First, create a table in a Postgres database.
CREATE TABLE hist_prices (
snap_time timestamp,
ticker VARCHAR(10),
data_source VARCHAR(30),
high DECIMAL,
low DECIMAL,
open DECIMAL,
close DECIMAL,
weighted_avg DECIMAL,
base_volume DECIMAL,
quote_volume DECIMAL
)
Then install postgrez and setup your database connection parameters in the ~/.postgrez
yaml config file. Once setup, you can run the following:
$ python main.py --source poloniex --ticker BTC_ETH --start 2017-07-01 --end 2017-09-01 --period 5
to retrieve and store pricing data for the Bitcoin/Ethereum pair at 5-minute intervals.
This project implements a simple ETL pipeline. After each source's API is hit, the retrieved data is sent through a set of cleaning functions, as specified by the config.yaml
file. These functions do things like check if the supplied fields are integers, floats, dates, or epoch dates and convert where necessary.

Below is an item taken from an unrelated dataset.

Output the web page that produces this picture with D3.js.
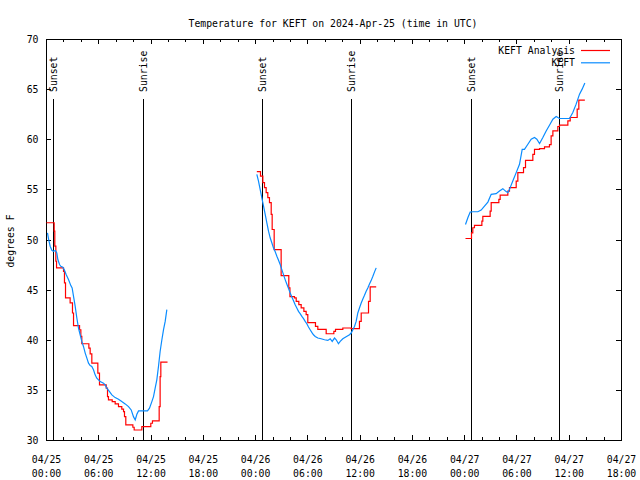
<!DOCTYPE html>
<html><head><meta charset="utf-8">
<script src="https://cdn.jsdelivr.net/npm/d3@7"></script>
<style>
body{margin:0;background:#fff}
svg{display:block;background:#fff}
text{font-family:"DejaVu Sans Mono",monospace;font-size:9.8px;fill:#000}
</style></head><body>
<svg id="c" width="640" height="480"></svg>
<script>
// ---------- data ----------
const title = "Temperature for KEFT on 2024-Apr-25 (time in UTC)";
const yLabel = "degrees F";
const seriesNames = ["KEFT Analysis", "KEFT"];
const seriesColors = ["#ff0000", "#0a8cff"];
const yTicks = [30, 35, 40, 45, 50, 55, 60, 65, 70];
const xDomainHours = [0, 66];             // hours since 2024-04-25 00:00 UTC
const xMajorHours = d3.range(0, 67, 6);
const xMinorHours = d3.range(0, 67, 2).filter(h => h % 6 !== 0);
const sunsetHours = [0.78, 24.78, 48.8];
const sunriseHours = [11.08, 34.98, 58.94];

// KEFT Analysis (red, stepped); null separates the gaps
const analysisHours = [
  0.05,0.94,1.01,1.13,1.21,2.01,2.12,2.24,2.77,3.04,3.16,3.85,4.0,4.11,4.92,5.07,5.26,5.95,6.14,6.91,7.06,7.17,7.6,7.94,8.32,8.7,8.9,9.01,9.16,9.97,10.12,11.0,12.03,12.22,12.99,13.1,13.18,13.95,
  null,
  24.2,24.62,24.89,25.08,25.27,25.46,25.65,25.85,25.96,26.19,26.99,27.87,28.0,28.52,28.72,29.02,29.29,29.6,29.86,30.05,30.93,31.2,32.16,33.04,33.23,34.07,35.03,35.98,36.18,37.02,37.21,37.9,
  null,
  48.15,48.84,48.99,49.18,50.03,50.14,50.98,51.1,51.98,52.13,53.01,53.2,53.97,54.16,54.81,55.04,55.88,56.07,56.65,57.22,57.79,57.98,58.18,58.75,58.94,59.9,60.17,60.97,61.16,61.85
];
const analysisTemps = [
  51.67,50.83,49.33,47.83,47.17,46.83,45.67,44.17,43.67,42.67,41.4,41.0,40.33,39.6,39.17,38.6,37.67,36.67,35.5,35.17,34.33,34.0,33.83,33.6,33.33,33.07,32.83,32.33,31.5,31.27,31.0,31.33,31.67,31.9,33.33,36.33,37.77,37.77,
  null,
  56.77,56.33,55.67,55.17,54.67,54.17,53.67,52.5,51.0,49.0,46.4,45.17,44.3,44.17,43.83,43.5,43.17,42.83,42.5,41.7,41.33,41.03,40.6,40.83,41.03,41.17,41.1,41.83,42.67,43.83,45.27,45.27,
  null,
  50.1,50.67,51.17,51.4,51.83,52.3,52.83,53.67,54.0,54.43,54.83,55.17,55.83,56.67,57.17,57.9,58.5,59.0,59.07,59.23,59.47,60.33,60.83,61.27,61.4,61.83,62.17,63.0,63.9,63.9
];

// KEFT observations (blue)
const obsHours = [
  0.17,0.29,0.48,0.67,0.86,1.09,1.24,1.36,1.55,1.70,1.93,2.09,2.31,2.58,2.85,3.0,3.16,3.35,3.54,3.73,3.92,4.11,4.30,4.50,4.69,4.88,5.07,5.26,5.45,5.64,5.83,6.03,6.22,6.60,6.79,6.98,7.29,7.56,7.94,8.32,8.70,9.09,9.47,9.78,10.04,10.24,10.43,10.62,11.19,11.65,11.88,12.15,12.34,12.53,12.72,12.91,13.1,13.30,13.49,13.68,13.87,
  null,
  24.2,24.39,24.58,24.77,24.97,25.16,25.35,25.54,25.73,25.92,26.11,26.31,26.5,26.69,26.88,27.07,27.26,27.45,27.64,27.84,28.03,28.22,28.41,28.6,28.79,28.98,29.17,29.37,29.56,29.75,29.94,30.13,30.32,30.51,30.7,30.9,31.2,31.58,31.97,32.35,32.62,32.85,33.12,33.31,33.57,33.77,34.07,34.45,34.84,35.03,35.22,35.41,35.6,35.79,35.98,36.18,36.37,36.56,36.75,36.94,37.13,37.32,37.52,37.71,37.9,
  null,
  48.15,48.42,48.69,48.99,49.57,49.95,50.33,50.72,51.1,51.67,52.05,52.44,52.74,53.01,53.2,53.58,53.97,54.35,54.66,54.92,55.31,55.69,56.07,56.34,56.65,57.03,57.41,57.79,58.18,58.56,58.94,59.71,60.09,60.47,60.85,61.24,61.54,61.85
];
const obsTemps = [
  50.67,50.07,49.33,48.93,48.83,48.9,48.67,48.0,47.5,47.33,47.23,47.0,46.5,46.0,45.4,45.17,44.33,43.33,42.17,41.17,40.5,39.83,39.33,38.67,38.17,37.67,37.43,37.33,37.0,36.5,36.17,36.0,35.83,35.67,35.5,35.17,34.83,34.5,34.23,34.07,33.83,33.6,33.33,33.0,32.33,32.0,32.57,32.9,32.9,32.9,33.17,33.83,34.33,35.17,36.0,37.33,38.83,40.0,41.0,41.83,43.0,
  null,
  56.5,55.83,55.0,54.17,53.33,52.5,51.67,50.83,50.17,49.67,49.17,48.77,48.33,47.93,47.5,47.0,46.5,46.0,45.57,45.1,44.67,44.27,43.9,43.5,43.17,42.83,42.6,42.33,42.1,41.83,41.6,41.27,41.0,40.73,40.5,40.33,40.17,40.1,40.0,39.93,40.1,39.83,40.17,40.0,39.6,39.83,40.1,40.3,40.5,40.67,41.0,41.33,41.83,42.67,43.17,43.67,44.07,44.43,44.83,45.17,45.57,45.9,46.33,46.77,47.17,
  null,
  51.5,52.17,52.73,52.77,52.77,52.93,53.33,53.73,54.5,54.57,54.83,55.07,54.83,54.67,55.0,55.83,56.67,57.5,59.0,59.0,59.5,60.0,60.17,60.0,59.57,60.17,60.83,61.4,62.0,62.27,62.07,62.07,62.07,62.67,63.5,64.5,65.0,65.6
];

// ---------- chart ----------
const svg = d3.select("#c");
const L = 46, R = 621, T = 39, B = 440;
const t0 = Date.UTC(2024, 3, 25);
const toDate = h => new Date(t0 + h * 3600e3);
const x = d3.scaleUtc().domain(xDomainHours.map(toDate)).range([L, R]);
const y = d3.scaleLinear().domain([30, 70]).range([B, T]);

// title
svg.append("text").attr("x", 333).attr("y", 27).attr("text-anchor", "middle").text(title);

// axes (ticks inward, mirrored)
const fmtDate = d3.utcFormat("%m/%d"), fmtTime = d3.utcFormat("%H:%M");
const gx = svg.append("g").attr("transform", `translate(0,${B})`)
  .call(d3.axisBottom(x).tickValues(xMajorHours.map(toDate)).tickSizeInner(-5).tickSizeOuter(0).tickPadding(0));
gx.selectAll(".tick text").each(function(d) {
  const t = d3.select(this).text(null).attr("dy", null).attr("y", null);
  t.append("tspan").attr("x", 0).attr("y", 23).text(fmtDate(d));
  t.append("tspan").attr("x", 0).attr("y", 37).text(fmtTime(d));
});
svg.append("g").attr("transform", `translate(0,${B})`)
  .call(d3.axisBottom(x).tickValues(xMinorHours.map(toDate)).tickSizeInner(-3).tickSizeOuter(0).tickFormat(""));
svg.append("g").attr("transform", `translate(0,${T})`)
  .call(d3.axisTop(x).tickValues(xMajorHours.map(toDate)).tickSizeInner(-5).tickSizeOuter(0).tickFormat(""));
svg.append("g").attr("transform", `translate(0,${T})`)
  .call(d3.axisTop(x).tickValues(xMinorHours.map(toDate)).tickSizeInner(-3).tickSizeOuter(0).tickFormat(""));
const gy = svg.append("g").attr("transform", `translate(${L},0)`)
  .call(d3.axisLeft(y).tickValues(yTicks).tickSizeInner(-5).tickSizeOuter(0).tickPadding(7.5));
gy.selectAll(".tick text").attr("dy", "0.36em");
svg.append("g").attr("transform", `translate(${R},0)`)
  .call(d3.axisRight(y).tickValues(yTicks).tickSizeInner(-5).tickSizeOuter(0).tickFormat(""));
svg.selectAll(".domain").remove();
svg.selectAll(".tick line").attr("stroke", "#000").attr("shape-rendering", "crispEdges");
svg.selectAll("g text").attr("font-family", null).attr("font-size", null);

// border
svg.append("rect").attr("x", L + 0.5).attr("y", T + 0.5).attr("width", R - L).attr("height", B - T)
  .attr("fill", "none").attr("stroke", "#000").attr("shape-rendering", "crispEdges");

// y label
svg.append("text").attr("transform", "translate(13.5,241) rotate(-90)")
  .attr("text-anchor", "middle").text(yLabel);

// sunset / sunrise markers
const events = sunsetHours.map(h => ({h, label: "Sunset"}))
  .concat(sunriseHours.map(h => ({h, label: "Sunrise"})));
const ev = svg.append("g").selectAll("g").data(events).join("g");
ev.append("line")
  .attr("x1", d => Math.round(x(toDate(d.h))) + 0.5).attr("x2", d => Math.round(x(toDate(d.h))) + 0.5)
  .attr("y1", 99).attr("y2", B)
  .attr("stroke", "#000").attr("shape-rendering", "crispEdges");
ev.append("text")
  .attr("transform", d => `translate(${Math.round(x(toDate(d.h))) + 0.5},92) rotate(-90)`)
  .attr("dy", "0.36em").text(d => d.label);

// series
const mk = (hs, vs) => hs.map((h, i) => ({h, v: vs[i]}));
const analysis = mk(analysisHours, analysisTemps);
const obs = mk(obsHours, obsTemps);
const plot = svg.append("g");
plot.append("path").datum(analysis)
  .attr("fill", "none").attr("stroke", seriesColors[0]).attr("stroke-width", 1.2)
  .attr("d", d3.line().defined(d => d.h != null).curve(d3.curveStepAfter)
    .x(d => x(toDate(d.h))).y(d => y(d.v)));
plot.append("path").datum(obs)
  .attr("fill", "none").attr("stroke", seriesColors[1]).attr("stroke-width", 1.2)
  .attr("d", d3.line().defined(d => d.h != null)
    .x(d => x(toDate(d.h))).y(d => y(d.v)));

// legend
const lg = svg.append("g").selectAll("g").data(seriesNames).join("g")
  .attr("transform", (d, i) => `translate(0,${50.5 + i * 12.3})`);
lg.append("text").attr("x", 575).attr("dy", "0.36em").attr("text-anchor", "end").text(d => d);
lg.append("line").attr("x1", 581).attr("x2", 610).attr("y1", 0).attr("y2", 0)
  .attr("stroke", (d, i) => seriesColors[i]).attr("stroke-width", 1.2);
</script>
</body></html>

The config file looks like this:
coindesk:
fields:
timestamp:
cleaning_func: check_epoch
mapped_name: snap_time
price:
cleaning_func: check_float
mapped_name: close
poloniex:
For each field returned in the Coindesk API response (i.e. timestamp & price), it specifies the cleaning function to pass each value through, and the associated column name in the database. The latter is done since each source won't necessarily have all the fields in hist_prices
. With coindesk, they only have a price and a timestamp.